Wednesday, August 25, 2010

Aftermath

I am alive but positively crappy. We got a bronze. I had a slight accident going on the morning of the finals involving a lot of boiling water, broken glass and what nots. Without making a lot of frills, let's just say that I feel like crap right now. All I want is to be able to lie down on my tummy because I am a hurt hurt puppy and hurt puppies need to sleep. I will post some photos of us paddling if I get any.

Sunday, August 8, 2010

Winner winner chicken dinner

I am back, bitches. I may or may not have also bottled up the wimp, emo genie for the time being which may or may not mean that I won't bother you with emotional overkill for some time now. Yeah yeah, I know what this crap is all about, but you got to realize that lolcatty as I am, even I Has Emotions!!! So, glad that we got that over with. Hrrrmph! Now to business!

This other day we were lolling on the upstairs couches of Remedy and discussing the paintings and stuff that adorn the walls. There was a painting of an angry chicken right across me. Only this was not so simple as an angry chicken. This was an angry, pink- yes, Pink - chicken with boobs and a black egg that substitutes for its wings. Care to explain?! Anyway, it is always a blessing to be with people who have the similar sense of humor and more so when your mind is getting blown by pink, snarky chickens that may or may not have miscarried an egg! And when these same people aka Ramona leaves this crazy painting in my office as a parting gift, I honestly don't know how I am going to handle the daily mindcrack from looking at the Chicken for the rest of my life.

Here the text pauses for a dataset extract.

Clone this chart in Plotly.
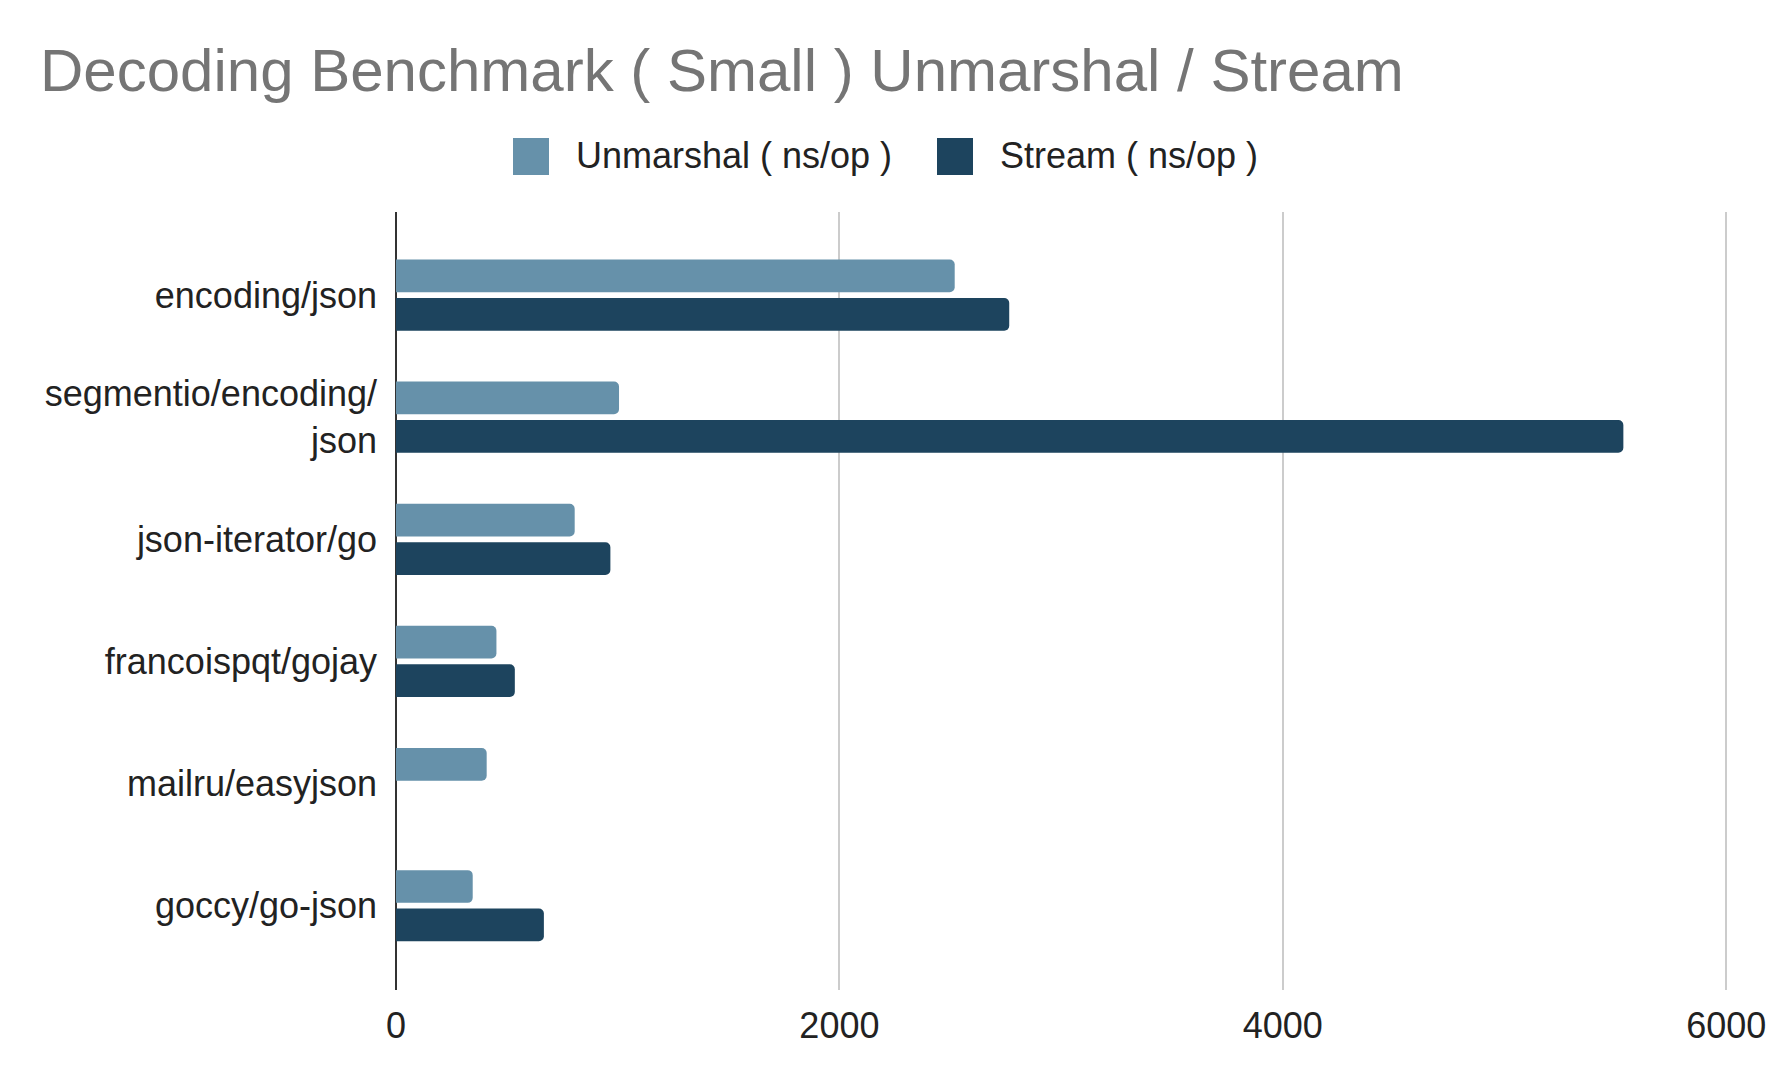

Speaking of my life, I guess you guys should know another factoid which would explain why I am not posting a pic of the said Chicken mindcrack right now. I am doing a major in Housecatting and haven't left the house in two days after my surrogate parents left for Orlando except for a brief errand. Also, I am loathe to change out of my love-logbook pjs and I would appreciate if you guys remember to cremate me in those when I finally keel over. So, thanks for bearing with the shits. I will be back soon with the promised booty!